Special-ed monitors for buses planned

Dean urges action; 2 lawsuits allege sex abuse By JAIME SARRIO • Staff Writer (Tennessean) • March 15, 2008 Metro school officials want to add monitors to every special-education bus after reports of sexual abuse, but they're unclear where to get $4.85 million to pay for the workers. At the mayor's urging, interim schools Director Chris Henson on Friday released a plan to improve safety on all buses. The plan includes additional training for drivers, cameras on every bus and more monitors for the district's 217 special-education buses. The district currently has 15 monitor positions. "There's not an easy answer, and it is something that every district is trying to address," Henson said. "Obviously, adding additional adults on the bus would make a difference, but we believe that better training and better communication makes a difference as well. And that's not something that has cost implications." Henson said the district has started implementing improvement plans.
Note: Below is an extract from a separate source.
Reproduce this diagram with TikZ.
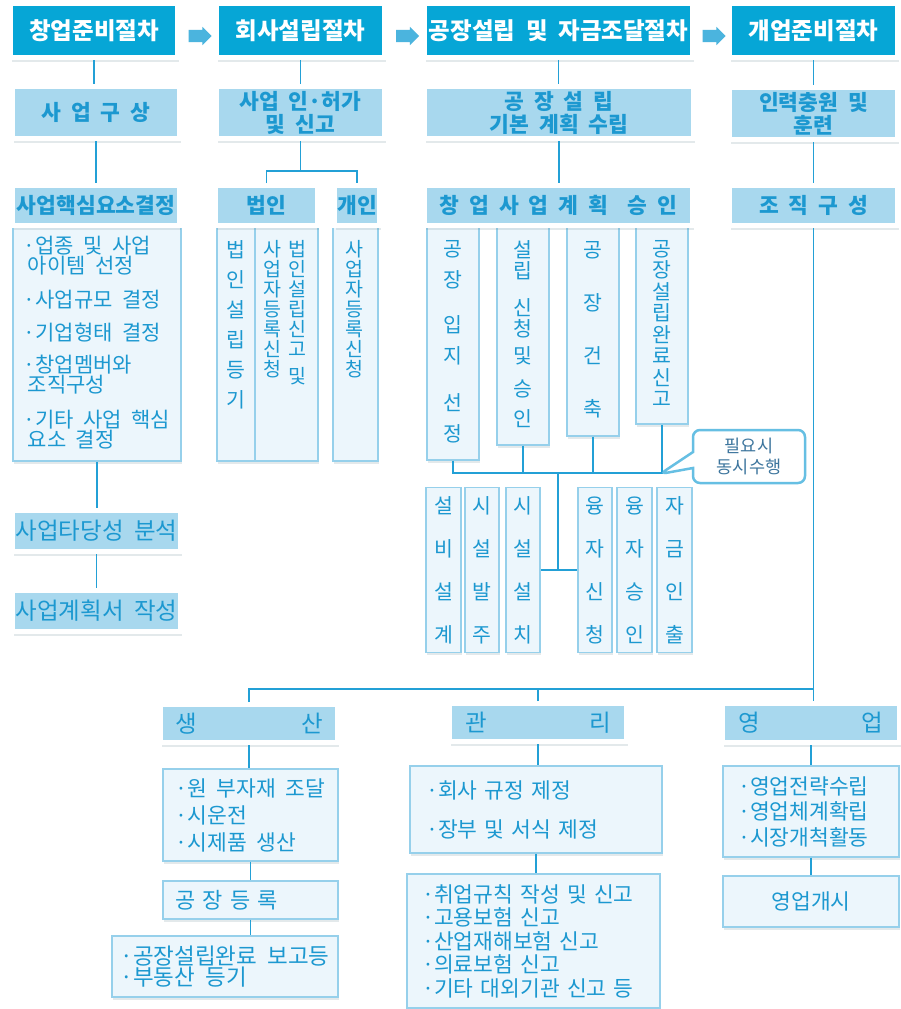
\documentclass[tikz,border=0pt]{standalone}
\usepackage{fontspec}
\setmainfont[WordSpace=2]{Noto Sans CJK KR}
\usepackage{tikz}
\usetikzlibrary{positioning,calc,shadows,shapes.arrows,shapes.callouts}

\definecolor{headblue}{RGB}{6,166,214}
\definecolor{stepblue}{RGB}{168,216,238}
\definecolor{paleblue}{RGB}{236,246,252}
\definecolor{edgeblue}{RGB}{150,208,235}
\definecolor{lineblue}{RGB}{35,160,214}
\definecolor{textblue}{RGB}{28,152,208}
\definecolor{arrowblue}{RGB}{75,180,222}
\definecolor{noteblue}{RGB}{62,118,158}

\begin{document}
\begin{tikzpicture}[
    x=1pt, y=-1pt,
    every node/.style={inner sep=0pt},
    head_node/.style={rectangle, draw=white, line width=5pt, fill=headblue, text=white,
        font=\fontsize{23.5}{26}\selectfont\bfseries, minimum height=54,
        drop shadow={shadow xshift=1.5pt, shadow yshift=-4.5pt, fill=lineblue!25!gray, opacity=0.18}},
    step_node/.style={rectangle, draw=white, line width=5pt, fill=stepblue, text=textblue,
        font=\fontsize{21.5}{23}\selectfont\bfseries, align=center,
        drop shadow={shadow xshift=1.5pt, shadow yshift=-4.5pt, fill=lineblue!25!gray, opacity=0.18}},
    flat_step/.style={step_node, font=\fontsize{23.5}{26}\selectfont},
    info_node/.style={rectangle, draw=edgeblue, line width=1.2pt, fill=paleblue, text=textblue,
        font=\fontsize{21}{22}\selectfont, align=left,
        drop shadow={shadow xshift=1pt, shadow yshift=-2.5pt, fill=lineblue!25!gray, opacity=0.18}},
    col_text/.style={text=textblue, align=center, anchor=north},
    link/.style={draw=lineblue, line width=1.5pt},
    flow_arrow/.style={single arrow, fill=arrowblue, inner sep=6pt, minimum height=23,
        single arrow head extend=3pt},
    note_node/.style={rectangle callout, rounded corners=7pt, draw=arrowblue!85, line width=2.5pt,
        fill=white, text=noteblue, font=\fontsize{17.5}{21}\selectfont, align=center,
        callout pointer width=16pt}
]

\fill[white] (0,0) rectangle (900,1009);
\useasboundingbox (0,0) rectangle (900,1009);

% Columns under the third row
\node[info_node, minimum width=168, minimum height=237, font=\fontsize{21}{20}\selectfont] (core_list) at (97,342.5)
    {·업종 및 사업\\\hspace*{4pt}아이템 선정\\[14pt]·사업규모 결정\\[13pt]·기업형태 결정\\[12pt]·창업멤버와\\\hspace*{4pt}조직구성\\[15pt]·기타 사업 핵심\\\hspace*{4pt}요소 결정};

\node[info_node, minimum width=38, minimum height=238] (reg) at (236,342) {};
\node[info_node, minimum width=63, minimum height=238] (file) at (286.5,342) {};
\node[info_node, minimum width=45, minimum height=238] (solo_reg) at (355.5,342) {};
\node[col_text, font=\fontsize{20.5}{30}\selectfont] (reg_t) at (236,240) {법\\인\\설\\립\\등\\기};
\node[col_text, font=\fontsize{19.5}{20}\selectfont] (file_a) at (297,240.5) {법\\인\\설\\립\\신\\고\\[7pt]및};
\node[col_text, font=\fontsize{19.5}{20}\selectfont] (file_b) at (272,240.5) {사\\업\\자\\등\\록\\신\\청};
\node[col_text, font=\fontsize{19.5}{20}\selectfont] (solo_t) at (354,240.5) {사\\업\\자\\등\\록\\신\\청};

\node[info_node, minimum width=52, minimum height=237, align=center, font=\fontsize{20.5}{31}\selectfont] (site) at (453,341.5)
    {공\\장\\[14pt]입\\지\\[16pt]선\\정};
\node[info_node, minimum width=52, minimum height=222, align=center, font=\fontsize{20.5}{21}\selectfont] (permit_col) at (523,334)
    {설\\립\\[16pt]신\\청\\[6pt]및\\[12pt]승\\[9pt]인};
\node[info_node, minimum width=52, minimum height=213, align=center, font=\fontsize{20.5}{53}\selectfont] (build) at (593,329.5)
    {공\\장\\건\\축};
\node[info_node, minimum width=52, minimum height=201, align=center, font=\fontsize{20.5}{21.5}\selectfont] (done) at (662,323.5)
    {공\\장\\설\\립\\완\\료\\신\\고};

% Equipment and funds
\node[info_node, minimum width=35, minimum height=165, align=center, font=\fontsize{20.5}{43}\selectfont] (design) at (443.5,570) {설\\비\\설\\계};
\node[info_node, minimum width=34, minimum height=165, align=center, font=\fontsize{20.5}{43}\selectfont] (order) at (482,570) {시\\설\\발\\주};
\node[info_node, minimum width=34, minimum height=165, align=center, font=\fontsize{20.5}{43}\selectfont] (fit) at (523,570) {시\\설\\설\\치};
\node[info_node, minimum width=34, minimum height=165, align=center, font=\fontsize{20.5}{43}\selectfont] (loan) at (595,570) {융\\자\\신\\청};
\node[info_node, minimum width=35, minimum height=165, align=center, font=\fontsize{20.5}{43}\selectfont] (loan_ok) at (634.5,570) {융\\자\\승\\인};
\node[info_node, minimum width=35, minimum height=165, align=center, font=\fontsize{20.5}{43}\selectfont] (draw_out) at (674.5,570) {자\\금\\인\\출};

% Headers
\node[head_node, minimum width=167] (prep) at (94,30.5) {창업준비절차};
\node[head_node, minimum width=168] (found) at (300.5,30.5) {회사설립절차};
\node[head_node, minimum width=268] (plant) at (558.5,30.5) {공장설립 및 자금조달절차};
\node[head_node, minimum width=168] (open) at (813.5,30.5) {개업준비절차};

\node[flow_arrow] (go1) at ($(prep.east)!0.5!(found.west)+(0,5.5)$) {};
\node[flow_arrow] (go2) at ($(found.east)!0.5!(plant.west)+(0,5.5)$) {};
\node[flow_arrow] (go3) at ($(plant.east)!0.5!(open.west)+(0,5.5)$) {};

% Second and third rows
\node[step_node, minimum width=167, minimum height=52] (idea) at (96,112.5) {사 업 구 상};
\node[step_node, minimum width=168, minimum height=52] (permit) at (300.5,112.5) {사업 인·허가\\및 신고};
\node[step_node, minimum width=269, minimum height=52] (plan) at (559,112.5) {공 장 설 립\\기본 계획 수립};
\node[step_node, minimum width=168, minimum height=52] (staff) at (813.5,113.5) {인력충원 및\\훈련};

\node[step_node, minimum width=167, minimum height=40] (core) at (96,205.5) {사업핵심요소결정};
\node[step_node, minimum width=102, minimum height=40] (corpkind) at (266.5,205.5) {법인};
\node[step_node, minimum width=45, minimum height=40] (solo) at (357,205.5) {개인};
\node[step_node, minimum width=268, minimum height=40] (approve) at (558.5,205.5) {창 업 사 업 계 획 \ 승 인};
\node[step_node, minimum width=168, minimum height=40] (org) at (813.5,205.5) {조 직 구 성};

\node[flat_step, minimum width=168, minimum height=41] (feas) at (96.5,531) {사업타당성 분석};
\node[flat_step, minimum width=168, minimum height=41] (bizplan) at (96.5,611) {사업계획서 작성};

% Departments
\node[flat_step, minimum width=177, minimum height=38] (prod) at (249,723.5) {\makebox[148pt]{생\hfill 산}};
\node[flat_step, minimum width=177, minimum height=38] (mgmt) at (538,722.5) {\makebox[146pt]{관\hfill 리}};
\node[flat_step, minimum width=177, minimum height=39] (sales) at (811,723) {\makebox[145pt]{영\hfill 업}};

\node[info_node, minimum width=175, minimum height=92, font=\fontsize{21.5}{27}\selectfont] (prod_list) at (250.5,815)
    {·원 부자재 조달\\·시운전\\·시제품 생산};
\node[info_node, minimum width=175, minimum height=38, text width=151, font=\fontsize{22}{24}\selectfont] (plant_reg) at (250.5,900)
    {공 장 등 록};
\node[info_node, minimum width=226, minimum height=61, font=\fontsize{22.5}{21}\selectfont] (plant_done) at (225,966.5)
    {·공장설립완료 보고등\\·부동산 등기};

\node[info_node, minimum width=252, minimum height=87, text width=220, font=\fontsize{21.5}{20}\selectfont] (rules) at (536,809.5)
    {·회사 규정 제정\\[19pt]·장부 및 서식 제정};
\node[info_node, minimum width=253, minimum height=134, text width=223, font=\fontsize{21.5}{23.5}\selectfont] (filings) at (533.5,941)
    {·취업규칙 작성 및 신고\\·고용보험 신고\\·산업재해보험 신고\\·의료보험 신고\\·기타 대외기관 신고 등};

\node[info_node, minimum width=176, minimum height=91, text width=146, font=\fontsize{21.5}{25.5}\selectfont] (sales_list) at (811,811.5)
    {·영업전략수립\\·영업체계확립\\·시장개척활동};
\node[info_node, minimum width=176, minimum height=51, align=center, font=\fontsize{21.5}{22}\selectfont] (launch) at (811,901.5)
    {영업개시};

% Links
\draw[link] (prep.south) -- (prep.south |- idea.north);
\draw[link] (idea.south) -- (idea.south |- core.north);
\draw[link] (core_list.south) -- (core_list.south |- feas.north);
\draw[link] (feas) -- (bizplan);

\coordinate (fork) at (300.5,171);
\draw[link] (found) -- (permit);
\draw[link] (permit.south) -- (fork);
\draw[link] (corpkind.north) |- (fork) -| (solo.north);

\draw[link] (plant.south) -- (plant.south |- plan.north);
\draw[link] (plan.south) -- (plan.south |- approve.north);

\coordinate (bus) at (0,473);
\coordinate (bus_mid) at (558,473);
\draw[link] (site.south) |- (bus -| done.south) -- (done.south);
\draw[link] (permit_col.south) -- (permit_col.south |- bus);
\draw[link] (build.south) -- (build.south |- bus);
\draw[link] (bus_mid) |- (fit.east);
\draw[link] (bus_mid |- loan.west) -- (loan.west);

\draw[link] (open) -- (staff);
\draw[link] (staff) -- (org);
\draw[link] (org.south) -- (org.south |- sales.north);

\coordinate (bar) at (0,689);
\draw[link] (prod.north) |- (bar -| org.south);
\draw[link] (mgmt.north) -- (mgmt.north |- bar);

\draw[link] (prod.south) -- (prod.south |- prod_list.north);
\draw[link] (prod_list.south) -- (prod_list.south |- plant_reg.north);
\draw[link] (plant_reg.south) -- (plant_reg.south |- plant_done.north);
\draw[link] (mgmt.south) -- (mgmt.south |- rules.north);
\draw[link] (rules.south) -- (rules.south |- filings.north);
\draw[link] (sales.south) -- (sales.south |- sales_list.north);
\draw[link] (sales_list.south) -- (sales_list.south |- launch.north);

% Note
\coordinate (note_tip) at (660,474);
\node[note_node, minimum width=112, minimum height=53, callout absolute pointer={(note_tip)}] (note) at (749,456.5)
    {필요시\\동시수행};

\end{tikzpicture}
\end{document}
The call to action comes after two parents filed separate lawsuits against the district, claiming their special-needs children were sexually abused on buses. Last month, a 14-year-old Rutherford County girl alleged an 18-year-old boy raped her on a regular bus. He's charged in the crime. According to school officials, staffing bus monitors is a challenge. The position pays $24,000 annually, and monitors work a split shift. The district is trying to fill five positions. Metro runs 589 buses daily and transports 45,000 students.